• Objective:
Output the material beneath exactly, leaving nothing out.
>>>
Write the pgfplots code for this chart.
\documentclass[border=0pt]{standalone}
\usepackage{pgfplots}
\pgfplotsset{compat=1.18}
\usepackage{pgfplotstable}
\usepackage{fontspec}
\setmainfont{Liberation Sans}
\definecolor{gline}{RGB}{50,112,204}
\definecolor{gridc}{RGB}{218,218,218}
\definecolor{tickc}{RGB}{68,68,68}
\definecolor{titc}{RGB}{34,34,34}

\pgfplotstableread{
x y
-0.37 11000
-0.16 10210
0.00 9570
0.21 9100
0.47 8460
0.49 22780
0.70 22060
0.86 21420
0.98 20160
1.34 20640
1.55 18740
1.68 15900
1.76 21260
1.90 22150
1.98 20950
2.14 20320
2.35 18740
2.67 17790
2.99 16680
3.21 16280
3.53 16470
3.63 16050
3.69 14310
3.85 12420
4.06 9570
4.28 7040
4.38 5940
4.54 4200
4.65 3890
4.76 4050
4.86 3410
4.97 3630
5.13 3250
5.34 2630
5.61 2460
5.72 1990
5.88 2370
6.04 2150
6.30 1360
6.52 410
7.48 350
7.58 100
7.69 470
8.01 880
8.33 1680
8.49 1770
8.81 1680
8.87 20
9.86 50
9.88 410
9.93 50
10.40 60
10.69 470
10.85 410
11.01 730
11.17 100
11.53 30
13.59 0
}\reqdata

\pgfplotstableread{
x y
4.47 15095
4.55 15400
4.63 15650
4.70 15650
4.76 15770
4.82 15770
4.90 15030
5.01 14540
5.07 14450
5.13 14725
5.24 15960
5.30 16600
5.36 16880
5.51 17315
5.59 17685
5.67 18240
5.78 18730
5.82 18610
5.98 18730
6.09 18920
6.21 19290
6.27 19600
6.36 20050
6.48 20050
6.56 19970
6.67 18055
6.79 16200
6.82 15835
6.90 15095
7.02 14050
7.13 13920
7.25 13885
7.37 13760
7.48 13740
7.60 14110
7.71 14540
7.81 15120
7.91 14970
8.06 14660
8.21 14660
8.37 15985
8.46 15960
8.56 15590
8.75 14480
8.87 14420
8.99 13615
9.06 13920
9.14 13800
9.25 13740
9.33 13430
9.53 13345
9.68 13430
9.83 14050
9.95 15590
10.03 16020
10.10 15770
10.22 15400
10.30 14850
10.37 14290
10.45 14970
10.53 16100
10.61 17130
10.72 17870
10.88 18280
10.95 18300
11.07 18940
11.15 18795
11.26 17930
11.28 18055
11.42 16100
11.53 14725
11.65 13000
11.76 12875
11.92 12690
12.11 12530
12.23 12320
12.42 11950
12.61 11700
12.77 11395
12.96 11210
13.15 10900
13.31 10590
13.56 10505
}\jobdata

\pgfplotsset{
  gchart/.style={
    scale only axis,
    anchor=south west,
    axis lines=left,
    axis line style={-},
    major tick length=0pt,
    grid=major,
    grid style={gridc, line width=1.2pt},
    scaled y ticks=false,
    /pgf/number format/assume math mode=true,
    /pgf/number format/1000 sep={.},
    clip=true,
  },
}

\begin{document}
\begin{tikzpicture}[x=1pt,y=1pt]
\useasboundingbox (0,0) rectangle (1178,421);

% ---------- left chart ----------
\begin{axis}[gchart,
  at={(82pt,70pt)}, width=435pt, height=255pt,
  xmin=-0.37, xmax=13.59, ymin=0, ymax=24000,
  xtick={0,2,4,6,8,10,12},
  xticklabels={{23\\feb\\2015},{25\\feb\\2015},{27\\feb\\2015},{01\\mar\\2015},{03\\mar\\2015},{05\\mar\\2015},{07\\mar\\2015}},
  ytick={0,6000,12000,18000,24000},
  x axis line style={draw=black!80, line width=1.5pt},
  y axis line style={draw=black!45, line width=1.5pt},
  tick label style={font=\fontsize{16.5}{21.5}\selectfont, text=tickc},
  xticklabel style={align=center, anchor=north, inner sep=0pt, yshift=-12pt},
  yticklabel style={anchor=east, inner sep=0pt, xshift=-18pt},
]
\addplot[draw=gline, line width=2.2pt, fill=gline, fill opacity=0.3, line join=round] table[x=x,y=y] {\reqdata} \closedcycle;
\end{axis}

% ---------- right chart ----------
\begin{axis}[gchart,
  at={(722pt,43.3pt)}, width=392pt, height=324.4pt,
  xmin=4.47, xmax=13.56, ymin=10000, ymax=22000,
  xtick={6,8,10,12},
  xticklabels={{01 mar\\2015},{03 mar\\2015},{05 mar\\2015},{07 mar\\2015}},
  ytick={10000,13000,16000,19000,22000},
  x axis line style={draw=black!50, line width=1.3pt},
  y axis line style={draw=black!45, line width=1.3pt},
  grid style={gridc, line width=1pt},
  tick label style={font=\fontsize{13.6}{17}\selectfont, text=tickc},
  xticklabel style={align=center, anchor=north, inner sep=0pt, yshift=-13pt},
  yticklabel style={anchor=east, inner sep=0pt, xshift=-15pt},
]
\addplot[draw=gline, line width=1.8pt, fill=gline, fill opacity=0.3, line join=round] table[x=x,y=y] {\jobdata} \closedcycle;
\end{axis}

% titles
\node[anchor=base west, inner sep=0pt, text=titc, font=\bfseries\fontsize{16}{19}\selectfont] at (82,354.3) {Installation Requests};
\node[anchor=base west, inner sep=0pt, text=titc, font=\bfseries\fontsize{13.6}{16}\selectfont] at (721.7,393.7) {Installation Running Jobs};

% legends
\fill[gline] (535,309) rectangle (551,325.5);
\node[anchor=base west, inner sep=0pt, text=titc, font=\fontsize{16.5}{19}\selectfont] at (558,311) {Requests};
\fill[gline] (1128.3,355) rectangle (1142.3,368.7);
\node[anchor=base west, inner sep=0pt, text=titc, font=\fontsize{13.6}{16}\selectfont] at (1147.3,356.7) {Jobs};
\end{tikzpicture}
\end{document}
<<<
• Solution to this problem:
Write the pgfplots code for this chart.
\documentclass[border=0pt]{standalone}
\usepackage{pgfplots}
\pgfplotsset{compat=1.18}
\usepackage{pgfplotstable}
\usepackage{fontspec}
\setmainfont{Liberation Sans}
\definecolor{gline}{RGB}{50,112,204}
\definecolor{gridc}{RGB}{218,218,218}
\definecolor{tickc}{RGB}{68,68,68}
\definecolor{titc}{RGB}{34,34,34}

\pgfplotstableread{
x y
-0.37 11000
-0.16 10210
0.00 9570
0.21 9100
0.47 8460
0.49 22780
0.70 22060
0.86 21420
0.98 20160
1.34 20640
1.55 18740
1.68 15900
1.76 21260
1.90 22150
1.98 20950
2.14 20320
2.35 18740
2.67 17790
2.99 16680
3.21 16280
3.53 16470
3.63 16050
3.69 14310
3.85 12420
4.06 9570
4.28 7040
4.38 5940
4.54 4200
4.65 3890
4.76 4050
4.86 3410
4.97 3630
5.13 3250
5.34 2630
5.61 2460
5.72 1990
5.88 2370
6.04 2150
6.30 1360
6.52 410
7.48 350
7.58 100
7.69 470
8.01 880
8.33 1680
8.49 1770
8.81 1680
8.87 20
9.86 50
9.88 410
9.93 50
10.40 60
10.69 470
10.85 410
11.01 730
11.17 100
11.53 30
13.59 0
}\reqdata

\pgfplotstableread{
x y
4.47 15095
4.55 15400
4.63 15650
4.70 15650
4.76 15770
4.82 15770
4.90 15030
5.01 14540
5.07 14450
5.13 14725
5.24 15960
5.30 16600
5.36 16880
5.51 17315
5.59 17685
5.67 18240
5.78 18730
5.82 18610
5.98 18730
6.09 18920
6.21 19290
6.27 19600
6.36 20050
6.48 20050
6.56 19970
6.67 18055
6.79 16200
6.82 15835
6.90 15095
7.02 14050
7.13 13920
7.25 13885
7.37 13760
7.48 13740
7.60 14110
7.71 14540
7.81 15120
7.91 14970
8.06 14660
8.21 14660
8.37 15985
8.46 15960
8.56 15590
8.75 14480
8.87 14420
8.99 13615
9.06 13920
9.14 13800
9.25 13740
9.33 13430
9.53 13345
9.68 13430
9.83 14050
9.95 15590
10.03 16020
10.10 15770
10.22 15400
10.30 14850
10.37 14290
10.45 14970
10.53 16100
10.61 17130
10.72 17870
10.88 18280
10.95 18300
11.07 18940
11.15 18795
11.26 17930
11.28 18055
11.42 16100
11.53 14725
11.65 13000
11.76 12875
11.92 12690
12.11 12530
12.23 12320
12.42 11950
12.61 11700
12.77 11395
12.96 11210
13.15 10900
13.31 10590
13.56 10505
}\jobdata

\pgfplotsset{
  gchart/.style={
    scale only axis,
    anchor=south west,
    axis lines=left,
    axis line style={-},
    major tick length=0pt,
    grid=major,
    grid style={gridc, line width=1.2pt},
    scaled y ticks=false,
    /pgf/number format/assume math mode=true,
    /pgf/number format/1000 sep={.},
    clip=true,
  },
}

\begin{document}
\begin{tikzpicture}[x=1pt,y=1pt]
\useasboundingbox (0,0) rectangle (1178,421);

% ---------- left chart ----------
\begin{axis}[gchart,
  at={(82pt,70pt)}, width=435pt, height=255pt,
  xmin=-0.37, xmax=13.59, ymin=0, ymax=24000,
  xtick={0,2,4,6,8,10,12},
  xticklabels={{23\\feb\\2015},{25\\feb\\2015},{27\\feb\\2015},{01\\mar\\2015},{03\\mar\\2015},{05\\mar\\2015},{07\\mar\\2015}},
  ytick={0,6000,12000,18000,24000},
  x axis line style={draw=black!80, line width=1.5pt},
  y axis line style={draw=black!45, line width=1.5pt},
  tick label style={font=\fontsize{16.5}{21.5}\selectfont, text=tickc},
  xticklabel style={align=center, anchor=north, inner sep=0pt, yshift=-12pt},
  yticklabel style={anchor=east, inner sep=0pt, xshift=-18pt},
]
\addplot[draw=gline, line width=2.2pt, fill=gline, fill opacity=0.3, line join=round] table[x=x,y=y] {\reqdata} \closedcycle;
\end{axis}

% ---------- right chart ----------
\begin{axis}[gchart,
  at={(722pt,43.3pt)}, width=392pt, height=324.4pt,
  xmin=4.47, xmax=13.56, ymin=10000, ymax=22000,
  xtick={6,8,10,12},
  xticklabels={{01 mar\\2015},{03 mar\\2015},{05 mar\\2015},{07 mar\\2015}},
  ytick={10000,13000,16000,19000,22000},
  x axis line style={draw=black!50, line width=1.3pt},
  y axis line style={draw=black!45, line width=1.3pt},
  grid style={gridc, line width=1pt},
  tick label style={font=\fontsize{13.6}{17}\selectfont, text=tickc},
  xticklabel style={align=center, anchor=north, inner sep=0pt, yshift=-13pt},
  yticklabel style={anchor=east, inner sep=0pt, xshift=-15pt},
]
\addplot[draw=gline, line width=1.8pt, fill=gline, fill opacity=0.3, line join=round] table[x=x,y=y] {\jobdata} \closedcycle;
\end{axis}

% titles
\node[anchor=base west, inner sep=0pt, text=titc, font=\bfseries\fontsize{16}{19}\selectfont] at (82,354.3) {Installation Requests};
\node[anchor=base west, inner sep=0pt, text=titc, font=\bfseries\fontsize{13.6}{16}\selectfont] at (721.7,393.7) {Installation Running Jobs};

% legends
\fill[gline] (535,309) rectangle (551,325.5);
\node[anchor=base west, inner sep=0pt, text=titc, font=\fontsize{16.5}{19}\selectfont] at (558,311) {Requests};
\fill[gline] (1128.3,355) rectangle (1142.3,368.7);
\node[anchor=base west, inner sep=0pt, text=titc, font=\fontsize{13.6}{16}\selectfont] at (1147.3,356.7) {Jobs};
\end{tikzpicture}
\end{document}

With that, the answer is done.